> _Material provided_
----

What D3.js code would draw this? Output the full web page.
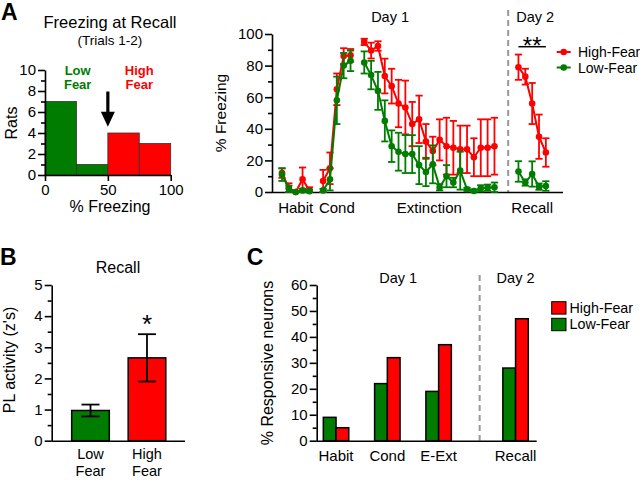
<!DOCTYPE html>
<html><head><meta charset="utf-8">
<script src="https://cdn.jsdelivr.net/npm/d3@7"></script>
<style>body{margin:0;background:#fff}svg{display:block}</style>
</head><body><svg id="c" width="640" height="480"></svg>
<script>
// ---------------- DATA ----------------
// Panel A (histogram)
const histBinStart = [0, 25, 50, 75];
const histBinEnd   = [25, 50, 75, 100];
const histCounts   = [7, 1, 4, 3];
const histGroup    = ["low", "low", "high", "high"];
const histYMajor   = [0, 2, 4, 6, 8, 10];
const histYMinor   = [1, 3, 5, 7, 9];
const histXTicks   = [0, 50, 100];

// Panel A (freezing across trials)
const seriesNames = ["High-Fear", "Low-Fear"];
const habitX  = [0, 1, 2, 3, 4];
const condX   = [6, 7, 8, 9, 10];
const extX    = [12, 13, 14, 15, 16, 17, 18, 19, 20, 21, 22, 23, 24, 25, 26, 27, 28, 29, 30, 31];
const recallX = [34.5, 35.5, 36.5, 37.5, 38.5];
const dayDivider = 33;

const habitHigh    = [12, 2.5, 0, 8, 1];
const habitHighErr = [3, 3, 0, 7.5, 2];
const habitLow     = [11, 2, 0, 1, 0.5];
const habitLowErr  = [4, 2, 0, 1, 1];

const condHigh    = [7, 15, 65, 86, 86.5];
const condHighErr = [7, 10, 10, 5, 4];
const condLow     = [1, 8, 58, 80, 83];
const condLowErr  = [1, 7, 15, 8, 6.5];

const extHigh    = [95, 89.5, 92.4, 73.4, 67, 56, 53.5, 43, 46, 32, 26, 33, 29, 28, 27, 27, 22, 28, 28, 29];
const extHighErr = [2, 5, 3, 11, 11, 15, 17, 14, 15, 11, 9, 13, 18, 17, 15, 15, 12, 18, 18, 18];
const extLow     = [82, 74, 64, 45, 29, 25.5, 24, 24, 17, 12.7, 17.5, 3, 10, 6, 13.5, 1.7, 0.6, 2.3, 2.7, 3];
const extLowErr  = [7, 9, 12, 13, 10, 12, 12, 12, 12, 9, 12, 2, 7, 3, 12, 1, 1, 2, 2, 3];

const recallHigh    = [79, 73, 56, 35, 25];
const recallHighErr = [8, 5, 13, 14, 9];
const recallLow     = [13, 6, 11.4, 3.4, 3.8];
const recallLowErr  = [6.5, 2, 8, 2, 3];

const phaseLabels = ["Habit", "Cond", "Extinction", "Recall"];
const lineYMajor = [0, 20, 40, 60, 80, 100];
const lineYMinor = [10, 30, 50, 70, 90];

// Panel B
const bGroups = ["Low|Fear", "High|Fear"];
const bValues = [0.97, 2.66];
const bErr    = [0.19, 0.76];
const bYMajor = [0, 1, 2, 3, 4, 5];
const bYMinor = [0.5, 1.5, 2.5, 3.5, 4.5];

// Panel C
const cCategories = ["Habit", "Cond", "E-Ext", "Recall"];
const cPositions  = [0, 1, 2, 3.5];
const cLow  = [9, 22, 19, 28];
const cHigh = [5, 32, 37, 47];
const cDivider = 2.8;
const cYMajor = [0, 10, 20, 30, 40, 50, 60];
const cYMinor = [5, 15, 25, 35, 45, 55];

// ---------------- STYLE ----------------
const RED = "#ff0000", GREEN = "#007d00", FONT = '"Liberation Sans", Arial, Helvetica, sans-serif';
const svg = d3.select("#c");

function label(x, y, str, o = {}) {
  const t = svg.append("text").attr("x", x).attr("y", y)
    .attr("font-family", FONT).attr("font-size", o.size || 15)
    .attr("text-anchor", o.anchor || "middle").attr("fill", o.fill || "#000")
    .attr("font-weight", o.weight || "normal").text(str);
  if (o.rotate) t.attr("transform", `rotate(-90,${x},${y})`);
  return t;
}
function styleAxis(g) {
  g.selectAll("line").attr("stroke", "#000").attr("stroke-width", 1.6);
  g.selectAll(".domain").attr("stroke", "#000").attr("stroke-width", 1.6);
  g.selectAll("text").attr("font-family", FONT).attr("font-size", 15).attr("fill", "#000");
}
function yAxis(x, scale, major, minor) {
  const g1 = svg.append("g").attr("transform", `translate(${x},0)`)
    .call(d3.axisLeft(scale).tickValues(major).tickSize(7).tickPadding(2).tickSizeOuter(0).tickFormat(d3.format("d")));
  const g2 = svg.append("g").attr("transform", `translate(${x},0)`)
    .call(d3.axisLeft(scale).tickValues(minor).tickSize(4).tickSizeOuter(0).tickFormat(""));
  g2.select(".domain").remove();
  styleAxis(g1); styleAxis(g2);
}
function hLine(x1, x2, y, w = 1.6, color = "#000") {
  svg.append("line").attr("x1", x1).attr("x2", x2).attr("y1", y).attr("y2", y)
    .attr("stroke", color).attr("stroke-width", w);
}

// ---------------- PANEL A: HISTOGRAM ----------------
const hx = d3.scaleLinear().domain([0, 100]).range([45, 170.7]);
const hy = d3.scaleLinear().domain([0, 10]).range([175, 70]);
svg.append("g").selectAll("rect").data(histCounts).join("rect")
  .attr("x", (d, i) => hx(histBinStart[i])).attr("width", (d, i) => hx(histBinEnd[i]) - hx(histBinStart[i]))
  .attr("y", d => hy(d)).attr("height", d => hy(0) - hy(d))
  .attr("fill", (d, i) => histGroup[i] === "low" ? GREEN : RED)
  .attr("stroke", "#333").attr("stroke-width", 0.8);
yAxis(hx(0), hy, histYMajor, histYMinor);
const hxg = svg.append("g").attr("transform", `translate(0,${hy(0)})`)
  .call(d3.axisBottom(hx).tickValues(histXTicks).tickSize(6).tickPadding(3).tickSizeOuter(0));
styleAxis(hxg);
label(1, 20, "A", { size: 23, weight: "bold", anchor: "start" });
label(110, 28, "Freezing at Recall", { size: 16.5 });
label(110, 45, "(Trials 1-2)", { size: 13.5 });
label(17, 123, "Rats", { size: 16, rotate: true });
label(110, 212, "% Freezing", { size: 16 });
label(hx(26), 75, "Low", { size: 13, weight: "bold", fill: GREEN });
label(hx(26), 89, "Fear", { size: 13, weight: "bold", fill: GREEN });
label(hx(75), 75, "High", { size: 13, weight: "bold", fill: RED });
label(hx(75), 89, "Fear", { size: 13, weight: "bold", fill: RED });
// arrow at the 50 % split
{
  const ax = hx(50), top = hy(7.95), tip = hy(4.6);
  svg.append("line").attr("x1", ax).attr("x2", ax).attr("y1", top).attr("y2", tip - 12)
    .attr("stroke", "#000").attr("stroke-width", 3.2);
  svg.append("path").attr("d", `M${ax - 7},${tip - 15} L${ax + 7},${tip - 15} L${ax},${tip} Z`).attr("fill", "#000");
}

// ---------------- PANEL A: LINE CHART ----------------
const lx = d3.scaleLinear().domain([-1.46, 41]).range([272, 563]);
const ly = d3.scaleLinear().domain([0, 100]).range([192, 34]);
svg.append("line").attr("x1", lx(dayDivider)).attr("x2", lx(dayDivider)).attr("y1", 10).attr("y2", ly(0))
  .attr("stroke", "#999").attr("stroke-width", 2).attr("stroke-dasharray", "6,4");
yAxis(lx.range()[0], ly, lineYMajor, lineYMinor);
hLine(lx.range()[0], lx.range()[1], ly(0) + 0.5);

const phasesX = [habitX, condX, extX, recallX];
const highSets = [[habitHigh, habitHighErr], [condHigh, condHighErr], [extHigh, extHighErr], [recallHigh, recallHighErr]];
const lowSets  = [[habitLow, habitLowErr], [condLow, condLowErr], [extLow, extLowErr], [recallLow, recallLowErr]];
function drawSeries(sets, color) {
  const g = svg.append("g");
  sets.forEach(([vals, errs], p) => {
    const xs = phasesX[p];
    const pts = vals.map((v, i) => ({ x: xs[i], v, e: errs[i] }));
    g.append("path").datum(pts).attr("fill", "none").attr("stroke", color).attr("stroke-width", 2)
      .attr("d", d3.line().x(d => lx(d.x)).y(d => ly(d.v)));
    pts.forEach(d => {
      const lo = Math.max(0, d.v - d.e), hi = d.v + d.e, cx = lx(d.x);
      if (d.e > 0) {
        g.append("line").attr("x1", cx).attr("x2", cx).attr("y1", ly(lo)).attr("y2", ly(hi)).attr("stroke", color).attr("stroke-width", 1.8);
        [hi, lo].forEach(yv => g.append("line").attr("x1", cx - 3.6).attr("x2", cx + 3.6).attr("y1", ly(yv)).attr("y2", ly(yv)).attr("stroke", color).attr("stroke-width", 1.8));
      }
      g.append("circle").attr("cx", cx).attr("cy", ly(d.v)).attr("r", 3.3).attr("fill", color);
    });
  });
}
drawSeries(highSets, RED);
drawSeries(lowSets, GREEN);

phasesX.forEach((xs, i) => label(lx(d3.mean(xs)), 213, phaseLabels[i], { size: 15 }));
label((lx.range()[0] + lx(dayDivider)) / 2, 22, "Day 1", { size: 14.5 });
label(lx(d3.mean(recallX)) + 3, 22, "Day 2", { size: 14.5 });
label(226, 113, "% Freezing", { size: 15.5, rotate: true });
// significance
hLine(lx(recallX[0]), lx(recallX[4]), 46.7, 1.5);
label(lx(d3.mean(recallX)), 54, "**", { size: 24 });
// legend
[RED, GREEN].forEach((c, i) => {
  const y = 52 + i * 15.5;
  hLine(556.7, 570.7, y, 2, c);
  svg.append("circle").attr("cx", 563.7).attr("cy", y).attr("r", 3.3).attr("fill", c);
  label(578, y + 5, seriesNames[i], { size: 14, anchor: "start" });
});

// ---------------- PANEL B ----------------
const bx = d3.scaleLinear().domain([-0.687, 1.673]).range([51.7, 185]);
const by = d3.scaleLinear().domain([0, 5]).range([440.7, 285]);
const bW = bx(0.333) - bx(0);
svg.append("g").selectAll("rect").data(bValues).join("rect")
  .attr("x", (d, i) => bx(i) - bW).attr("width", bW * 2)
  .attr("y", d => by(d)).attr("height", d => by(0) - by(d))
  .attr("fill", (d, i) => i === 0 ? GREEN : RED).attr("stroke", "#000").attr("stroke-width", 1.5);
bValues.forEach((v, i) => {
  const cx = bx(i), e = bErr[i];
  svg.append("line").attr("x1", cx).attr("x2", cx).attr("y1", by(v - e)).attr("y2", by(v + e)).attr("stroke", "#000").attr("stroke-width", 1.8);
  [v - e, v + e].forEach(yv => hLine(cx - 9, cx + 9, by(yv), 1.8));
});
yAxis(bx.range()[0], by, bYMajor, bYMinor);
hLine(bx.range()[0], bx.range()[1], by(0) + 0.5);
bGroups.forEach((g, i) => {
  const parts = g.split("|");
  label(bx(i), 459, parts[0], { size: 14.5 });
  label(bx(i), 475.5, parts[1], { size: 14.5 });
});
label(bx(1), 333, "*", { size: 26 });
label(118, 273, "Recall", { size: 16 });
label(0, 265, "B", { size: 23, weight: "bold", anchor: "start" });
label(15, 360, "PL activity (z's)", { size: 16, rotate: true });

// ---------------- PANEL C ----------------
const cx = d3.scaleLinear().domain([-0.377, 3.912]).range([316.7, 536.7]);
const cy = d3.scaleLinear().domain([0, 60]).range([440.7, 285]);
const cW = cx(0.248) - cx(0);
svg.append("line").attr("x1", cx(cDivider)).attr("x2", cx(cDivider)).attr("y1", 275).attr("y2", cy(0))
  .attr("stroke", "#999").attr("stroke-width", 2).attr("stroke-dasharray", "6,4");
[[cLow, GREEN, -1], [cHigh, RED, 0]].forEach(([vals, col, off]) => {
  svg.append("g").selectAll("rect").data(vals).join("rect")
    .attr("x", (d, i) => cx(cPositions[i]) + off * cW).attr("width", cW)
    .attr("y", d => cy(d)).attr("height", d => cy(0) - cy(d))
    .attr("fill", col).attr("stroke", "#000").attr("stroke-width", 1.5);
});
yAxis(cx.range()[0], cy, cYMajor, cYMinor);
hLine(cx.range()[0], cx.range()[1], cy(0) + 0.5);
cCategories.forEach((c, i) => label(cx(cPositions[i]), 461, c, { size: 15 }));
label((cx.range()[0] + cx(cDivider)) / 2, 283, "Day 1", { size: 14.5 });
label(cx(cPositions[3]), 283, "Day 2", { size: 14.5 });
label(246.7, 265, "C", { size: 23, weight: "bold", anchor: "start" });
label(273, 363, "% Responsive neurons", { size: 16, rotate: true });
[RED, GREEN].forEach((c, i) => {
  const y = 301.7 + i * 16.6;
  svg.append("rect").attr("x", 551.7).attr("y", y).attr("width", 14.3).attr("height", 12.4)
    .attr("fill", c).attr("stroke", "#000").attr("stroke-width", 1);
  label(569.5, y + 11, seriesNames[i], { size: 14.3, anchor: "start" });
});
</script></body></html>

----

Give again, word for word, every line from the top of the data above to the line holding "[0, 50, 100];", inclusive, with the pictures left out.

> _In response_
What D3.js code would draw this? Output the full web page.
<!DOCTYPE html>
<html><head><meta charset="utf-8">
<script src="https://cdn.jsdelivr.net/npm/d3@7"></script>
<style>body{margin:0;background:#fff}svg{display:block}</style>
</head><body><svg id="c" width="640" height="480"></svg>
<script>
// ---------------- DATA ----------------
// Panel A (histogram)
const histBinStart = [0, 25, 50, 75];
const histBinEnd   = [25, 50, 75, 100];
const histCounts   = [7, 1, 4, 3];
const histGroup    = ["low", "low", "high", "high"];
const histYMajor   = [0, 2, 4, 6, 8, 10];
const histYMinor   = [1, 3, 5, 7, 9];
const histXTicks   = [0, 50, 100];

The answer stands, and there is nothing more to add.